What Is—and Is Not—at Stake with Changes in the Fiduciary Rule
The flurry of executive orders that President Trump signed during his first days in office made quite a few headlines. One that may have failed to make the radar screen for many Americans was the order he signed on February 3, 2017, affecting the implementation of a rule in the Department of Labor (DOL) that is commonly known as “the fiduciary rule.” But if President Trump’s action on the fiduciary rule was a minor event in some sectors, in the financial advising and investment industry, it was banner headline material.
To put it in simple terms, the fiduciary rule would require any financial professional who offers investment planning or advice to persons with retirement accounts to be held to the fiduciary standard, which requires these advisors to always act “in the client’s best interest.” The Obama administration had previously enacted the rule and mandated its implementation beginning in April 2017. When the former administration took this action, it set off a storm of protest in many parts of the financial service and investment industry.
Why? Because previously, the fiduciary standard only applied to financial advisors who charge a fee—either periodically or as a percentage of assets under management—for providing ongoing service and advice to clients. The Obama administration’s action would expand that standard to anyone who makes a recommendation or solicitation affecting a retirement account. This would include stockbrokers, insurance agents, mutual fund representatives, and other financial professionals who are compensated by receiving commissions on the products they sell.
Now, you may be asking yourself, “What’s wrong with requiring the fiduciary standard for everybody? Shouldn’t anyone who is giving investment advice be required to have the client’s best interests at heart?” The answer is that previously, individuals compensated by commission were required only to demonstrate that their recommendations were “suitable” for clients, according to their objectives and needs. Suitability is a much lower bar than the fiduciary standard, which requires, among other things, that any commissions, fees, or other costs of investing in a particular product or account must be fully revealed to the client, in writing and with specific dollar amounts shown. Further, any potential conflicts of interest between the advisor and the client—such as higher commissions paid for selling one product over another—must be disclosed.
So, when the Obama administration proposed extending the fiduciary standard to anyone offering products or services to retirement accounts, many in the financial industry—including many very recognizable corporate names from Wall Street—protested loud and long.

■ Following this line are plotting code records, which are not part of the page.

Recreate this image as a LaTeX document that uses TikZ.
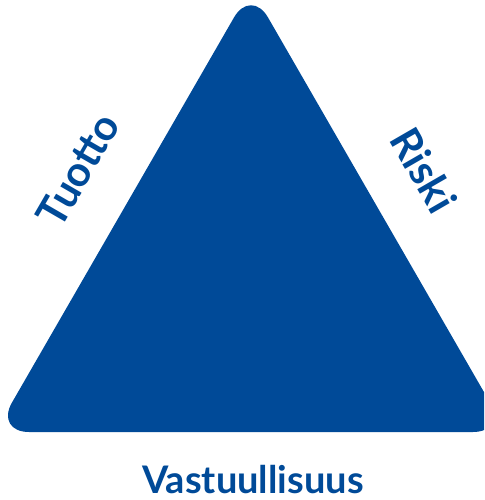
\documentclass[tikz,border=0pt]{standalone}
\usepackage{fontspec}
\setmainfont{Lato}
\definecolor{tblue}{RGB}{0,74,152}
\begin{document}
\begin{tikzpicture}[x=1pt,y=-1pt,
  lbl/.style={text=tblue,font=\fontsize{38}{40}\selectfont\bfseries,inner sep=0pt},
  side/.style={lbl,font=\fontsize{42}{44}\selectfont\bfseries}]
\useasboundingbox (0,0) rectangle (484,500);
\begin{scope}
\clip (0,0) rectangle (484,500);
\fill[tblue,rounded corners=34pt] (251,-12) -- (507,432) -- (-5,432) -- cycle;
\end{scope}
\node[lbl,anchor=base] (v) at (253,493) {Vastuullisuus};
\node[side,rotate=60] (t) at (78,170) {Tuotto};
\node[side,rotate=-60] (r) at (424,170) {Riski};
\end{tikzpicture}
\end{document}
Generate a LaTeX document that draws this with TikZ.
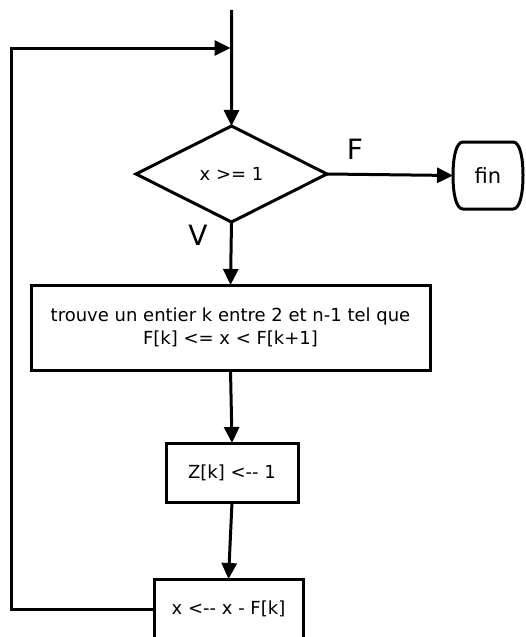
\documentclass[tikz,border=0pt]{standalone}
\usepackage{fontspec}
\setmainfont{DejaVu Sans}
\usetikzlibrary{arrows.meta,shapes.geometric,calc}

\begin{document}
\begin{tikzpicture}[x=1pt,y=-1pt,line width=3pt,
  txt/.style={font=\fontsize{18}{23}\selectfont,align=center,inner sep=0pt,outer sep=0pt},
  boxnode/.style={txt,draw,rectangle},
  testnode/.style={txt,draw,diamond},
  lbl/.style={font=\fontsize{28}{30}\selectfont,inner sep=0pt},
  flow/.style={-{Triangle[length=16pt,width=15pt]}}]

\useasboundingbox (0,0) rectangle (526,637);
\clip (0,0) rectangle (526,637);

% nodes of the flowchart
\node[testnode,minimum width=191pt,minimum height=96pt] (test) at (231.5,174) {x >= 1};
\node[txt,font=\fontsize{21}{23}\selectfont,minimum width=70pt,minimum height=67pt] (fin) at (488,175.5) {fin};
\node[boxnode,minimum width=399pt,minimum height=85pt] (find) at (230.5,327.5)
  {trouve un entier k entre 2 et n-1 tel que\\F[k] <= x < F[k+1]};
\node[boxnode,minimum width=132pt,minimum height=59pt] (setz) at (232,472.5) {Z[k] <-{}- 1};
\node[boxnode,minimum width=149pt,minimum height=60pt] (subx) at (228.5,609) {x <-{}- x - F[k]};

% terminal outline with bulging sides
\draw ($(fin.north west)+(10,0)$) -- ($(fin.north east)+(-10,0)$)
  .. controls +(7,0) and +(0,-18) .. (fin.east)
  .. controls +(0,18) and +(7,0) .. ($(fin.south east)+(-10,0)$)
  -- ($(fin.south west)+(10,0)$)
  .. controls +(-7,0) and +(0,18) .. (fin.west)
  .. controls +(0,-18) and +(-7,0) .. ($(fin.north west)+(10,0)$) -- cycle;

% entry and loop-back points
\coordinate (entry) at (231.7,10);
\coordinate (merge) at (230.5,48);
\coordinate (loopbl) at (11.5,609);
\coordinate (looptl) at (11.5,48);

% connectors
\draw[flow] (entry) -- (test.north);
\draw[flow] (test.east) -- (fin.west);
\draw[flow] (test.south) -- (find.north);
\draw[flow] (find.south) -- (setz.north);
\draw[flow] (setz.south) -- (subx.north);
\draw[flow] (subx.west) -- (loopbl) -- (looptl) -- (merge);

% branch labels
\node[lbl] (lf) at (355,149) {F};
\node[lbl] (lv) at (198,235) {V};
\end{tikzpicture}
\end{document}
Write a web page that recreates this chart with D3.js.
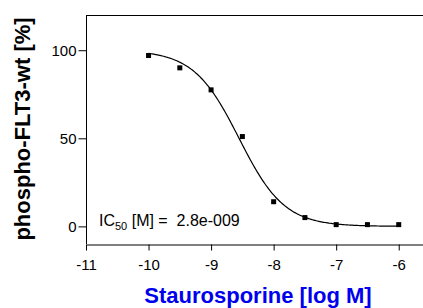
<!DOCTYPE html>
<html>
<head>
<meta charset="utf-8">
<script src="https://cdn.jsdelivr.net/npm/d3@7"></script>
<style>
  body { margin: 0; background: #fff; }
  text { font-family: "Liberation Sans", Arial, sans-serif; }
</style>
</head>
<body>
<svg width="423" height="308"></svg>
<script>
// measured points: log concentration vs % phospho-FLT3
const logConc = [-10, -9.5, -9, -8.5, -8, -7.5, -7, -6.5, -6];
const phospho = [97, 90, 77.5, 51, 14, 5, 1, 1, 1];
const xTicks = [-11, -10, -9, -8, -7, -6];
const yTicks = [0, 50, 100];

// fitted sigmoid parameters
const fitTop = 100, fitBottom = 0, fitHill = 1.2;
const ic50 = 2.8e-9;

const svg = d3.select("svg");
const plotL = 86, plotR = 430, plotT = 15, plotB = 244;

const x = d3.scaleLinear().domain([-11, -5.5]).range([plotL, plotR]);
const y = d3.scaleLinear().domain([-10, 120]).range([plotB, plotT]);

const g = svg.append("g");

// frame: left axis, top border
g.append("line").attr("x1", plotL).attr("x2", 423).attr("y1", plotT + 0.5).attr("y2", plotT + 0.5)
  .attr("stroke", "#000");

const yAxis = g.append("g").attr("transform", `translate(${plotL + 0.5},0)`)
  .call(d3.axisLeft(y).tickValues(yTicks).tickSize(8).tickSizeOuter(0));
const xAxis = g.append("g").attr("transform", `translate(0,${plotB + 0.5})`)
  .call(d3.axisBottom(x).tickValues(xTicks).tickSize(6).tickSizeOuter(0)
    .tickFormat(d => String(d)));

[yAxis, xAxis].forEach(a => {
  a.select(".domain").attr("stroke", "#000");
  a.selectAll("text").attr("font-size", 15).attr("fill", "#000")
    .attr("font-family", "Liberation Sans, Arial, sans-serif");
});
yAxis.select(".domain").attr("d", `M0,${plotT}V${plotB}`);
xAxis.selectAll("text").attr("y", 25).attr("dy", 0);
yAxis.selectAll("text").attr("x", -10).attr("dy", "0.36em");

// fitted curve
const logIC50 = Math.log10(ic50);
const curveX = d3.range(-10, -6.0001, 0.02).concat([-6]);
const line = d3.line()
  .x(d => x(d))
  .y(d => y(fitBottom + (fitTop - fitBottom) / (1 + Math.pow(10, fitHill * (d - logIC50)))));
g.append("path").datum(curveX).attr("d", line)
  .attr("fill", "none").attr("stroke", "#000").attr("stroke-width", 1.2);

// markers
g.selectAll("rect.pt").data(logConc).join("rect").attr("class", "pt")
  .attr("x", (d, i) => x(d) - 2.5)
  .attr("y", (d, i) => y(phospho[i]) - 2.5)
  .attr("width", 5).attr("height", 5).attr("fill", "#000");

// IC50 label
const t = g.append("text").attr("x", 99).attr("y", 225.5).attr("font-size", 16)
  .attr("fill", "#000").style("white-space", "pre");
t.append("tspan").text("IC");
t.append("tspan").attr("font-size", 11).attr("dy", 4).text("50");
t.append("tspan").attr("dy", -4).text(" [M] =  " + d3.format(".1e")(ic50).replace(/e-(\d)$/, "e-00$1"));

// axis titles
svg.append("text").attr("transform", "translate(30,129) rotate(-90)")
  .attr("text-anchor", "middle").attr("font-size", 22).attr("font-weight", "bold")
  .attr("fill", "#000").text("phospho-FLT3-wt [%]");
svg.append("text").attr("x", 258).attr("y", 303)
  .attr("text-anchor", "middle").attr("font-size", 22).attr("font-weight", "bold")
  .attr("fill", "#0000ee").text("Staurosporine [log M]");
</script>
</body>
</html>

Their complaints centered primarily on the extra levels of regulation that were being imposed, the expense of maintaining compliance with the stricter standard, and, in some cases, the harm done to smaller investors who might not be able to afford fee-based investment advice, which can be more expensive and difficult to obtain for those with smaller pools of assets to invest.
In fact, Vanguard Funds, one of the largest no-load mutual fund companies in the nation, filed comments with the DOL on March 20, 2017, requesting that the government push back the scheduled implementation of the fiduciary rule from its planned target date of April 10, 2017, to sometime twelve to eighteen months from now, in order to “complete a full review and revision.”
The executive order signed by President Trump on February 3 of this year halted the planned phased-in implementation of the fiduciary rule for 180 days, to allow time for further study and “economic and legal analysis.” But Vanguard’s assertion is that much more time is needed in order to avoid “a piecemeal approach” that could have “unintended consequences” for investors “due to the complexity of the rule.” As Vanguard CEO Bill McNabb wrote in his letter accompanying the comments, “ … we want regulations as far-reaching as the Rule to be well-crafted and thoughtfully implemented to limit investor confusion, disruption, and cost.”
Without question, this is a complex issue that affects millions of investors. In fact, a 2015 report by the White House Council of Economic Advisers concluded that biased advice cost retirement accounts as much as $17 billion each year. On the other hand, it is likely that if the rule is implemented more widely, the costs of compliance will rise for many financial industry businesses, especially for broker-dealers who have been operating under the less stringent “suitability” standard.
As a way of eliminating the regulatory uncertainty around the fate of the proposed DOL rule, many firms have announced their intention to comply with the higher standard, regardless of whether or not the fiduciary rule is enacted as proposed by the Obama administration. This could be beneficial to many consumers if such efforts result in greater transparency and better advising and planning tools, the stated intention of many firms who plan to undertake the changes needed for compliance. Further, many industry professionals believe that all the public debate and controversy surrounding the issue has already effectively created a prejudice in favor of the fiduciary standard in the minds of many investors. In other words, broker-dealers and others who cannot tell clients that they are required to act in the investor’s best interest may find it more difficult to attract and retain business.
One very important thing that the proposed change in this DOL rule does not alter is the ongoing commitment of this firm to offer advice and investment products that place our clients’ interests and needs ahead of everything else. As CERTIFIED FINANCIAL PLANNERTM Professionals and Registered Investment Advisors, we adhere, as we always have, to the requirement that investors must receive investment and financial planning advice that puts their needs first. So, whether or not the fiduciary standard is expanded, we will continue to operate as fiduciaries, according to this higher criterion. We believe that putting our clients’ interests first is the only right way to do business.